● **The problem**
Write out each line word for word. Drop pictures.

● **Raw data**
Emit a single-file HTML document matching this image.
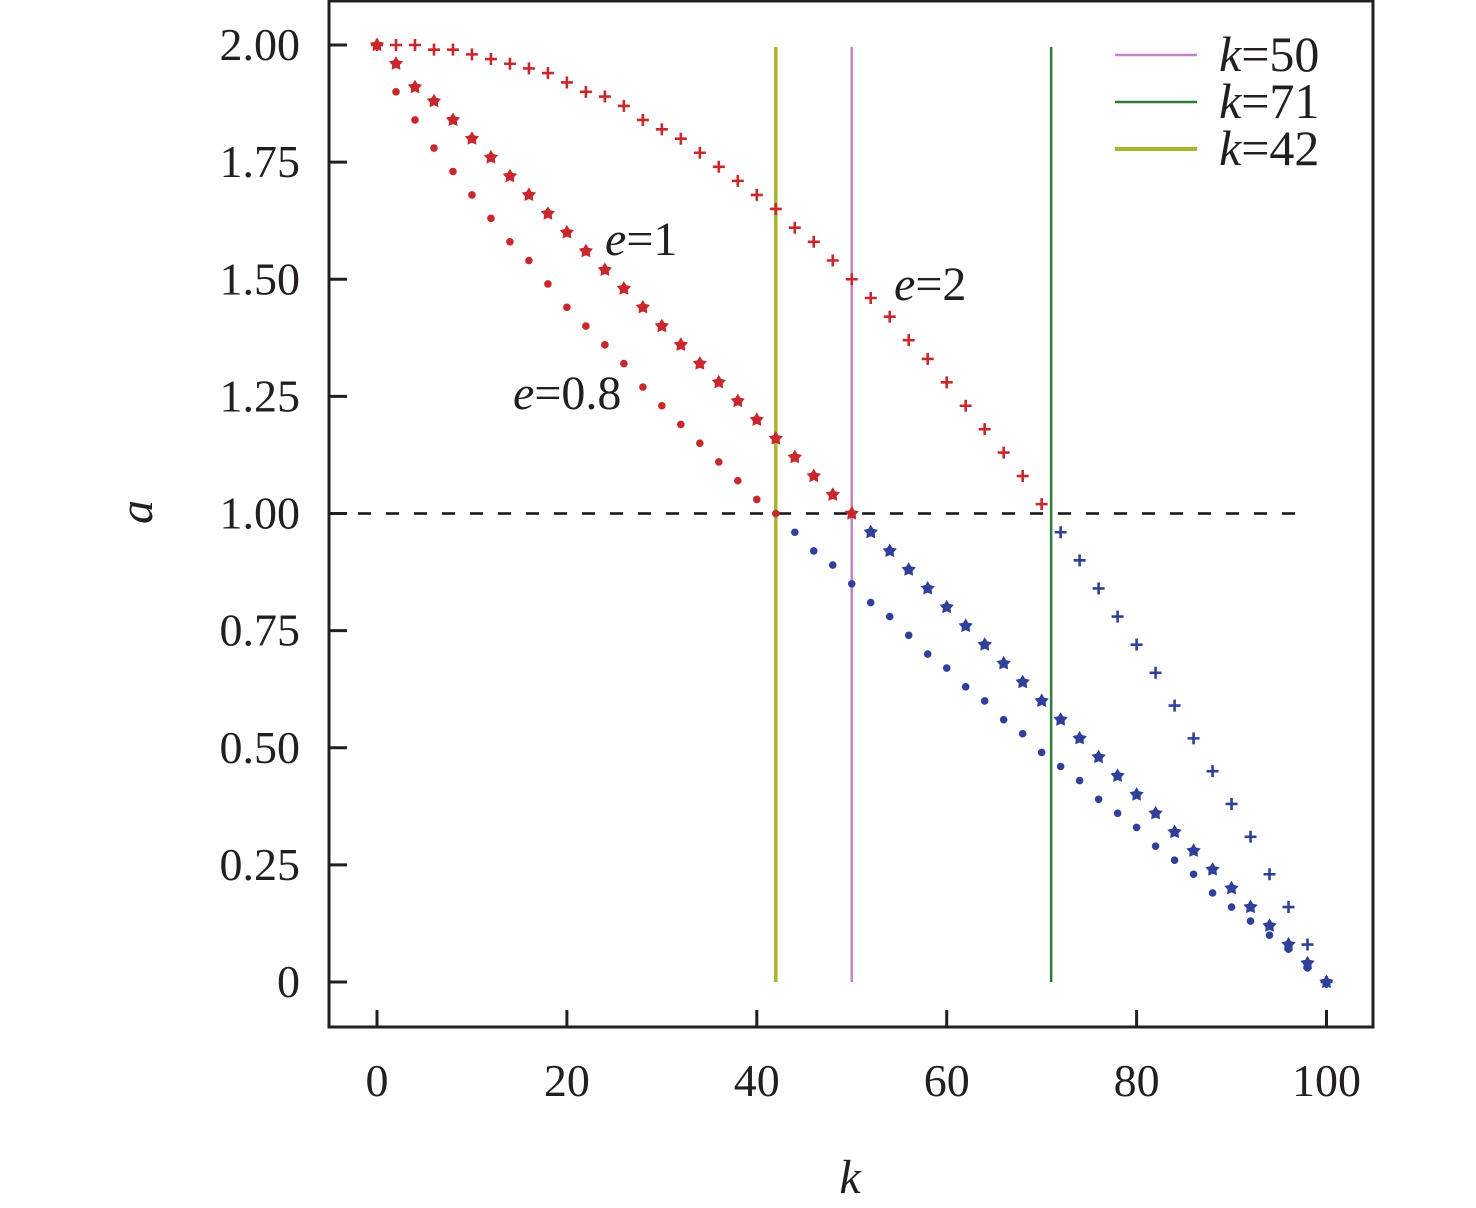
<!DOCTYPE html>
<html><head><meta charset="utf-8"><style>
html,body{margin:0;padding:0;background:#fff}
svg{display:block}
text{font-family:"Liberation Serif","Times New Roman",serif;fill:#231f20}
</style></head><body>
<svg id="chart" width="1476" height="1208" viewBox="0 0 1476 1208" xmlns="http://www.w3.org/2000/svg">
<g id="marks"></g>
<g id="axes"></g>
</svg>
<script>
const kValues = [0,2,4,6,8,10,12,14,16,18,20,22,24,26,28,30,32,34,36,38,40,42,44,46,48,50,52,54,56,58,60,62,64,66,68,70,72,74,76,78,80,82,84,86,88,90,92,94,96,98,100];
const seriesE2 = [2.00,2.00,2.00,1.99,1.99,1.98,1.97,1.96,1.95,1.94,1.92,1.90,1.89,1.87,1.84,1.82,1.80,1.77,1.74,1.71,1.68,1.65,1.61,1.58,1.54,1.50,1.46,1.42,1.37,1.33,1.28,1.23,1.18,1.13,1.08,1.02,0.96,0.90,0.84,0.78,0.72,0.66,0.59,0.52,0.45,0.38,0.31,0.23,0.16,0.08,0.00];
const seriesE1 = [2.00,1.96,1.91,1.88,1.84,1.80,1.76,1.72,1.68,1.64,1.60,1.56,1.52,1.48,1.44,1.40,1.36,1.32,1.28,1.24,1.20,1.16,1.12,1.08,1.04,1.00,0.96,0.92,0.88,0.84,0.80,0.76,0.72,0.68,0.64,0.60,0.56,0.52,0.48,0.44,0.40,0.36,0.32,0.28,0.24,0.20,0.16,0.12,0.08,0.04,0.00];
const seriesE08 = [2.00,1.90,1.84,1.78,1.73,1.68,1.63,1.58,1.54,1.49,1.44,1.40,1.36,1.32,1.27,1.23,1.19,1.15,1.11,1.07,1.03,1.00,0.96,0.92,0.89,0.85,0.81,0.78,0.74,0.70,0.67,0.63,0.60,0.56,0.53,0.49,0.46,0.43,0.39,0.36,0.33,0.29,0.26,0.23,0.19,0.16,0.13,0.10,0.07,0.03,0.00];
const xTicks = [0,20,40,60,80,100];
const xTickLabels = ["0","20","40","60","80","100"];
const yTicks = [0,0.25,0.5,0.75,1,1.25,1.5,1.75,2];
const yTickLabels = ["0","0.25","0.50","0.75","1.00","1.25","1.50","1.75","2.00"];
const refLinesK = [50,71,42];
const refLineColors = ["#c384c9","#2f7a37","#a9b52a"];
const refLineLabels = ["50","71","42"];
const threshold = 1;

const NS="http://www.w3.org/2000/svg";
function x(k){return 377+k*9.495;}
function y(a){return 982-a*468.5;}
const marks=document.getElementById('marks');
const axes=document.getElementById('axes');
function mk(tag,attrs,parent){const e=document.createElementNS(NS,tag);for(const k in attrs)e.setAttribute(k,attrs[k]);parent.appendChild(e);return e;}
const RED="#c8282c", BLUE="#30409a";

refLinesK.forEach((k,i)=>{
  const l=mk('line',{x1:x(k),x2:x(k),y1:47,y2:982,stroke:refLineColors[i],'stroke-width':i==2?3.5:2.5},marks);
  
  
});
const dl=mk('line',{x1:330,x2:1308,y1:y(threshold),y2:y(threshold),stroke:'#111','stroke-width':2.5,'stroke-dasharray':'13 15'},marks);



function starPath(cx,cy,r){let d='';for(let i=0;i<10;i++){const rr=i%2?r*0.55:r;const ang=-Math.PI/2+i*Math.PI/5;d+=(i?'L':'M')+(cx+rr*Math.cos(ang)).toFixed(1)+' '+(cy+rr*Math.sin(ang)).toFixed(1);}return d+'Z';}

kValues.forEach((k,i)=>{
  let v=seriesE08[i];
  const c=mk('circle',{cx:x(k),cy:y(v),r:3.8,fill:v>=threshold?RED:BLUE},marks);
  
  
  v=seriesE1[i];
  const s=mk('path',{d:starPath(x(k),y(v),7.5),fill:v>=threshold?RED:BLUE},marks);
  
  
  v=seriesE2[i];
  const px=x(k),py=y(v);
  const p=mk('path',{d:`M${px-6} ${py}H${px+6}M${px} ${py-6}V${py+6}`,stroke:v>=threshold?RED:BLUE,'stroke-width':2.6,fill:'none'},marks);
  
  
});

const fr=mk('rect',{x:329,y:1,width:1044,height:1026,fill:'none',stroke:'#231f20','stroke-width':3},axes);


xTicks.forEach((t,i)=>{
  const tl=mk('line',{x1:x(t),x2:x(t),y1:1027,y2:1010,stroke:'#231f20','stroke-width':3},axes);
  
  
  const tx=mk('text',{x:x(t),y:1096,'text-anchor':'middle','font-size':46},axes);
  tx.textContent=xTickLabels[i];
  
  
});
yTicks.forEach((t,i)=>{
  const tl=mk('line',{x1:329,x2:347,y1:y(t),y2:y(t),stroke:'#231f20','stroke-width':3},axes);
  
  
  const tx=mk('text',{x:300,y:y(t)+15,'text-anchor':'end','font-size':46},axes);
  tx.textContent=yTickLabels[i];
  
  
});
const lgY=[55,102,149];
refLinesK.forEach((k,i)=>{
  const l=mk('line',{x1:1115,x2:1197,y1:lgY[i],y2:lgY[i],stroke:refLineColors[i],'stroke-width':i==2?4:2.5},axes);
  
  
  const t=mk('text',{x:1219,y:lgY[i]+16,'font-size':50},axes);
  t.innerHTML='<tspan font-style="italic">k</tspan>='+refLineLabels[i];
  
  
});
</script>
<svg style="position:absolute;left:0;top:0" width="1476" height="1208">
<text x="605" y="255" font-size="48"><tspan font-style="italic">e</tspan>=1</text>
<text x="894" y="300" font-size="48"><tspan font-style="italic">e</tspan>=2</text>
<text x="513" y="409" font-size="48"><tspan font-style="italic">e</tspan>=0.8</text>
<text x="0" y="0" font-size="48" font-style="italic" text-anchor="middle" transform="translate(152,512) rotate(-90)">a</text>
<text x="850" y="1193" font-size="48" font-style="italic" text-anchor="middle">k</text>
</svg>
</body></html>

● **Written answer**
Emit a single-file HTML document matching this image.
<!DOCTYPE html>
<html><head><meta charset="utf-8"><style>
html,body{margin:0;padding:0;background:#fff}
svg{display:block}
text{font-family:"Liberation Serif","Times New Roman",serif;fill:#231f20}
</style></head><body>
<svg id="chart" width="1476" height="1208" viewBox="0 0 1476 1208" xmlns="http://www.w3.org/2000/svg">
<g id="marks"></g>
<g id="axes"></g>
</svg>
<script>
const kValues = [0,2,4,6,8,10,12,14,16,18,20,22,24,26,28,30,32,34,36,38,40,42,44,46,48,50,52,54,56,58,60,62,64,66,68,70,72,74,76,78,80,82,84,86,88,90,92,94,96,98,100];
const seriesE2 = [2.00,2.00,2.00,1.99,1.99,1.98,1.97,1.96,1.95,1.94,1.92,1.90,1.89,1.87,1.84,1.82,1.80,1.77,1.74,1.71,1.68,1.65,1.61,1.58,1.54,1.50,1.46,1.42,1.37,1.33,1.28,1.23,1.18,1.13,1.08,1.02,0.96,0.90,0.84,0.78,0.72,0.66,0.59,0.52,0.45,0.38,0.31,0.23,0.16,0.08,0.00];
const seriesE1 = [2.00,1.96,1.91,1.88,1.84,1.80,1.76,1.72,1.68,1.64,1.60,1.56,1.52,1.48,1.44,1.40,1.36,1.32,1.28,1.24,1.20,1.16,1.12,1.08,1.04,1.00,0.96,0.92,0.88,0.84,0.80,0.76,0.72,0.68,0.64,0.60,0.56,0.52,0.48,0.44,0.40,0.36,0.32,0.28,0.24,0.20,0.16,0.12,0.08,0.04,0.00];
const seriesE08 = [2.00,1.90,1.84,1.78,1.73,1.68,1.63,1.58,1.54,1.49,1.44,1.40,1.36,1.32,1.27,1.23,1.19,1.15,1.11,1.07,1.03,1.00,0.96,0.92,0.89,0.85,0.81,0.78,0.74,0.70,0.67,0.63,0.60,0.56,0.53,0.49,0.46,0.43,0.39,0.36,0.33,0.29,0.26,0.23,0.19,0.16,0.13,0.10,0.07,0.03,0.00];
const xTicks = [0,20,40,60,80,100];
const xTickLabels = ["0","20","40","60","80","100"];
const yTicks = [0,0.25,0.5,0.75,1,1.25,1.5,1.75,2];
const yTickLabels = ["0","0.25","0.50","0.75","1.00","1.25","1.50","1.75","2.00"];
const refLinesK = [50,71,42];
const refLineColors = ["#c384c9","#2f7a37","#a9b52a"];
const refLineLabels = ["50","71","42"];
const threshold = 1;

const NS="http://www.w3.org/2000/svg";
function x(k){return 377+k*9.495;}
function y(a){return 982-a*468.5;}
const marks=document.getElementById('marks');
const axes=document.getElementById('axes');
function mk(tag,attrs,parent){const e=document.createElementNS(NS,tag);for(const k in attrs)e.setAttribute(k,attrs[k]);parent.appendChild(e);return e;}
const RED="#c8282c", BLUE="#30409a";

refLinesK.forEach((k,i)=>{
  const l=mk('line',{x1:x(k),x2:x(k),y1:47,y2:982,stroke:refLineColors[i],'stroke-width':i==2?3.5:2.5},marks);
  
  
});
const dl=mk('line',{x1:330,x2:1308,y1:y(threshold),y2:y(threshold),stroke:'#111','stroke-width':2.5,'stroke-dasharray':'13 15'},marks);



function starPath(cx,cy,r){let d='';for(let i=0;i<10;i++){const rr=i%2?r*0.55:r;const ang=-Math.PI/2+i*Math.PI/5;d+=(i?'L':'M')+(cx+rr*Math.cos(ang)).toFixed(1)+' '+(cy+rr*Math.sin(ang)).toFixed(1);}return d+'Z';}

kValues.forEach((k,i)=>{
  let v=seriesE08[i];
  const c=mk('circle',{cx:x(k),cy:y(v),r:3.8,fill:v>=threshold?RED:BLUE},marks);
  
  
  v=seriesE1[i];
  const s=mk('path',{d:starPath(x(k),y(v),7.5),fill:v>=threshold?RED:BLUE},marks);
  
  
  v=seriesE2[i];
  const px=x(k),py=y(v);
  const p=mk('path',{d:`M${px-6} ${py}H${px+6}M${px} ${py-6}V${py+6}`,stroke:v>=threshold?RED:BLUE,'stroke-width':2.6,fill:'none'},marks);
  
  
});

const fr=mk('rect',{x:329,y:1,width:1044,height:1026,fill:'none',stroke:'#231f20','stroke-width':3},axes);


xTicks.forEach((t,i)=>{
  const tl=mk('line',{x1:x(t),x2:x(t),y1:1027,y2:1010,stroke:'#231f20','stroke-width':3},axes);
  
  
  const tx=mk('text',{x:x(t),y:1096,'text-anchor':'middle','font-size':46},axes);
  tx.textContent=xTickLabels[i];
  
  
});
yTicks.forEach((t,i)=>{
  const tl=mk('line',{x1:329,x2:347,y1:y(t),y2:y(t),stroke:'#231f20','stroke-width':3},axes);
  
  
  const tx=mk('text',{x:300,y:y(t)+15,'text-anchor':'end','font-size':46},axes);
  tx.textContent=yTickLabels[i];
  
  
});
const lgY=[55,102,149];
refLinesK.forEach((k,i)=>{
  const l=mk('line',{x1:1115,x2:1197,y1:lgY[i],y2:lgY[i],stroke:refLineColors[i],'stroke-width':i==2?4:2.5},axes);
  
  
  const t=mk('text',{x:1219,y:lgY[i]+16,'font-size':50},axes);
  t.innerHTML='<tspan font-style="italic">k</tspan>='+refLineLabels[i];
  
  
});
</script>
<svg style="position:absolute;left:0;top:0" width="1476" height="1208">
<text x="605" y="255" font-size="48"><tspan font-style="italic">e</tspan>=1</text>
<text x="894" y="300" font-size="48"><tspan font-style="italic">e</tspan>=2</text>
<text x="513" y="409" font-size="48"><tspan font-style="italic">e</tspan>=0.8</text>
<text x="0" y="0" font-size="48" font-style="italic" text-anchor="middle" transform="translate(152,512) rotate(-90)">a</text>
<text x="850" y="1193" font-size="48" font-style="italic" text-anchor="middle">k</text>
</svg>
</body></html>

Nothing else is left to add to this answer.